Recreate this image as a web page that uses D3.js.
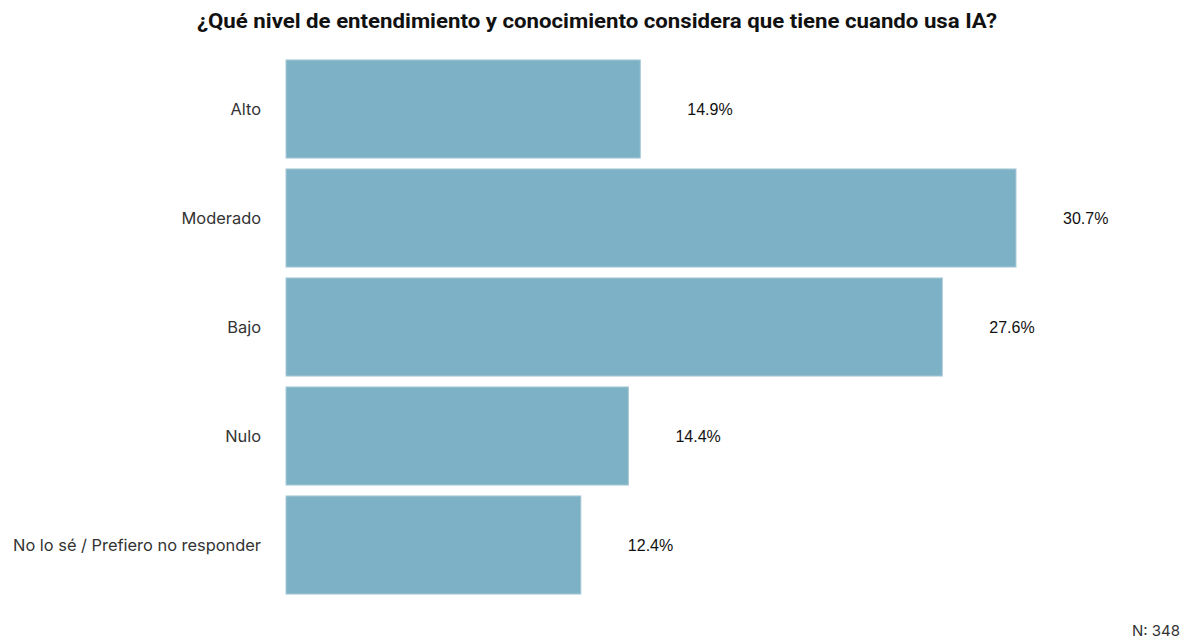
<!DOCTYPE html>
<html>
<head>
<meta charset="utf-8">
<script src="https://cdn.jsdelivr.net/npm/d3@7"></script>
<style>
  body { margin: 0; background: #fff; }
  svg { display: block; }
</style>
</head>
<body>
<div id="chart"></div>
<script>
const categories = ["Alto", "Moderado", "Bajo", "Nulo", "No lo sé / Prefiero no responder"];
const values = [14.9, 30.7, 27.6, 14.4, 12.4];
const sampleSize = 348;

const width = 1186;
const height = 640;

const svg = d3.select("#chart")
  .append("svg")
  .attr("width", width)
  .attr("height", height);

const x = d3.scaleLinear().domain([0, 30.7]).range([286, 1016]);
const y = d3.scaleBand()
  .domain(categories)
  .range([54.5, 599.5])
  .paddingInner(0.1)
  .paddingOuter(0.05);

svg.append("text")
  .attr("x", 597)
  .attr("y", 28)
  .attr("text-anchor", "middle")
  .attr("textLength", 800)
  .attr("lengthAdjust", "spacingAndGlyphs")
  .style("font-family", "Roboto, sans-serif")
  .style("font-weight", "bold")
  .style("font-size", "21px")
  .style("fill", "#111")
  .text("¿Qué nivel de entendimiento y conocimiento considera que tiene cuando usa IA?");

svg.selectAll("rect")
  .data(values)
  .enter()
  .append("rect")
  .attr("x", x(0))
  .attr("y", (d, i) => y(categories[i]))
  .attr("width", (d) => x(d) - x(0))
  .attr("height", y.bandwidth())
  .attr("fill", "#7db1c6")
  .attr("stroke", "#a9cbd8")
  .attr("stroke-width", 1);

svg.selectAll(".cat")
  .data(categories)
  .enter()
  .append("text")
  .attr("class", "cat")
  .attr("x", 261)
  .attr("y", (d) => y(d) + y.bandwidth() / 2)
  .attr("dy", "0.35em")
  .attr("text-anchor", "end")
  .style("font-family", "Inter, sans-serif")
  .style("font-size", "16.4px")
  .style("fill", "#333")
  .text((d) => d);

svg.selectAll(".val")
  .data(values)
  .enter()
  .append("text")
  .attr("class", "val")
  .attr("x", (d) => x(d) + 47)
  .attr("y", (d, i) => y(categories[i]) + y.bandwidth() / 2)
  .attr("dy", "0.35em")
  .style("font-family", "'Liberation Sans', sans-serif")
  .style("font-size", "16px")
  .style("fill", "#111")
  .text((d) => d.toFixed(1) + "%");

svg.append("text")
  .attr("x", 1180)
  .attr("y", 636)
  .attr("text-anchor", "end")
  .style("font-family", "Inter, sans-serif")
  .style("font-size", "15px")
  .style("fill", "#333")
  .text("N: " + sampleSize);
</script>
</body>
</html>
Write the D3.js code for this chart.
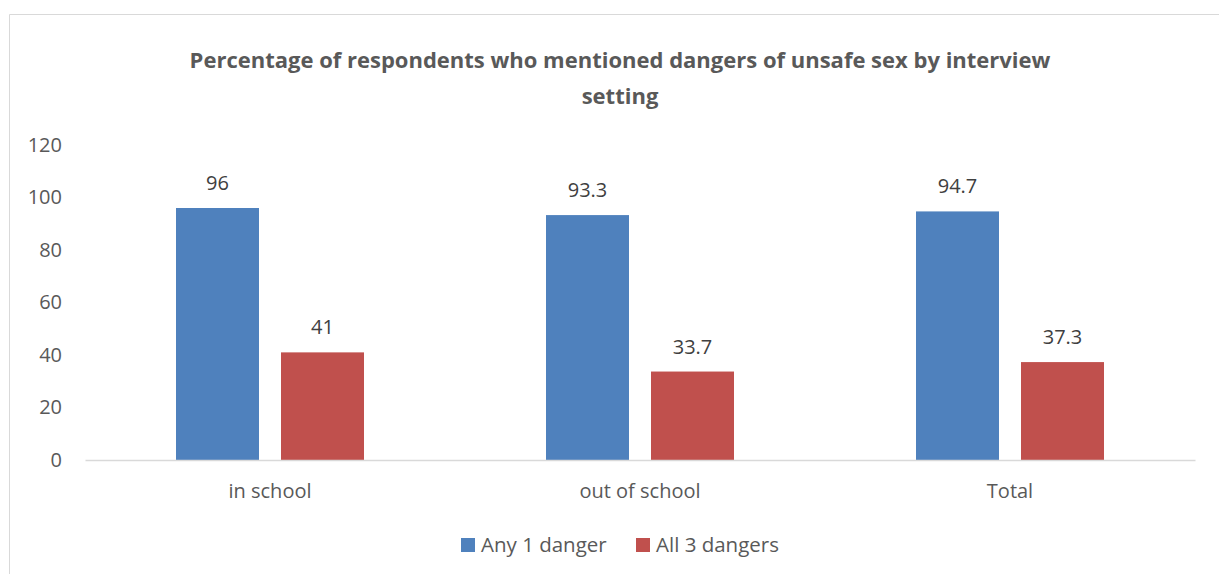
<!DOCTYPE html>
<html><head><meta charset="utf-8">
<script src="https://cdn.jsdelivr.net/npm/d3@7"></script>
<style>body{margin:0;background:#fff}svg{display:block}</style>
</head><body>
<script>
const categories = ["in school", "out of school", "Total"];
const seriesNames = ["Any 1 danger", "All 3 dangers"];
const any1 = [96, 93.3, 94.7];
const all3 = [41, 33.7, 37.3];
const yTicks = [0, 20, 40, 60, 80, 100, 120];
const colors = ["#4F81BD", "#C0504D"];

const W = 1219, H = 574;
const svg = d3.select("body").append("svg").attr("width", W).attr("height", H);
const font = "'Open Sans', 'Liberation Sans', sans-serif";

// chart border (top and left visible)
svg.append("path").attr("d", `M9.5,${H} V14.5 H${W}`).attr("fill", "none").attr("stroke", "#D9D9D9").attr("stroke-width", 1);

const x0 = d3.scaleBand().domain(categories).range([85, 1195]).paddingInner(0).paddingOuter(0);
const y = d3.scaleLinear().domain([0, 120]).range([460, 145]);

const barW = 83, gap = 22;
const data = categories.map((c, i) => ({c, vals: [any1[i], all3[i]]}));

// title
const title = svg.append("text").attr("text-anchor", "middle").attr("font-family", font)
  .attr("font-weight", "bold").attr("font-size", 22).attr("fill", "#595959");
title.append("tspan").attr("x", 620).attr("y", 68).text("Percentage of respondents who mentioned dangers of unsafe sex by interview");
title.append("tspan").attr("x", 620).attr("y", 104).text("setting");

// y axis labels
const yAxis = d3.axisLeft(y).tickValues(yTicks).tickSize(0).tickPadding(0);
const yg = svg.append("g").attr("transform", "translate(62,0)").call(yAxis);
yg.select(".domain").remove();
yg.selectAll("text").attr("font-family", font).attr("font-size", 20).attr("fill", "#595959");

// bars
const g = svg.append("g");
data.forEach(d => {
  const cx = x0(d.c) + x0.bandwidth() / 2;
  d.vals.forEach((v, j) => {
    const bx = j === 0 ? cx - gap / 2 - barW : cx + gap / 2;
    g.append("rect").attr("x", bx).attr("y", y(v)).attr("width", barW).attr("height", y(0) - y(v)).attr("fill", colors[j]);
    g.append("text").attr("x", bx + barW / 2).attr("y", y(v) - 18).attr("text-anchor", "middle")
      .attr("font-family", font).attr("font-size", 20).attr("fill", "#404040").text(v);
  });
});

// x axis
const xAxis = d3.axisBottom(x0).tickSize(0).tickPadding(0);
const xg = svg.append("g").attr("transform", `translate(0,${y(0)})`).call(xAxis);
xg.select(".domain").attr("stroke", "#D9D9D9").attr("stroke-width", 1.5);
xg.selectAll("text").attr("dy", null).attr("y", 38).attr("font-family", font).attr("font-size", 20).attr("fill", "#595959");

// legend
const legendX = [461, 636];
seriesNames.forEach((n, i) => {
  svg.append("rect").attr("x", legendX[i]).attr("y", 538).attr("width", 14).attr("height", 14).attr("fill", colors[i]);
  svg.append("text").attr("x", legendX[i] + 20).attr("y", 552).attr("font-family", font).attr("font-size", 20.5).attr("fill", "#595959").text(n);
});
</script>
</body></html>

*What this task involves*
Return the material from the line containing "Write the D3.js code for this chart." through the line containing "const data = categories.map((c, i)", exactly and in full, but without its pictures.

*Written response*
Write the D3.js code for this chart.
<!DOCTYPE html>
<html><head><meta charset="utf-8">
<script src="https://cdn.jsdelivr.net/npm/d3@7"></script>
<style>body{margin:0;background:#fff}svg{display:block}</style>
</head><body>
<script>
const categories = ["in school", "out of school", "Total"];
const seriesNames = ["Any 1 danger", "All 3 dangers"];
const any1 = [96, 93.3, 94.7];
const all3 = [41, 33.7, 37.3];
const yTicks = [0, 20, 40, 60, 80, 100, 120];
const colors = ["#4F81BD", "#C0504D"];

const W = 1219, H = 574;
const svg = d3.select("body").append("svg").attr("width", W).attr("height", H);
const font = "'Open Sans', 'Liberation Sans', sans-serif";

// chart border (top and left visible)
svg.append("path").attr("d", `M9.5,${H} V14.5 H${W}`).attr("fill", "none").attr("stroke", "#D9D9D9").attr("stroke-width", 1);

const x0 = d3.scaleBand().domain(categories).range([85, 1195]).paddingInner(0).paddingOuter(0);
const y = d3.scaleLinear().domain([0, 120]).range([460, 145]);

const barW = 83, gap = 22;
const data = categories.map((c, i) => ({c, vals: [any1[i], all3[i]]}));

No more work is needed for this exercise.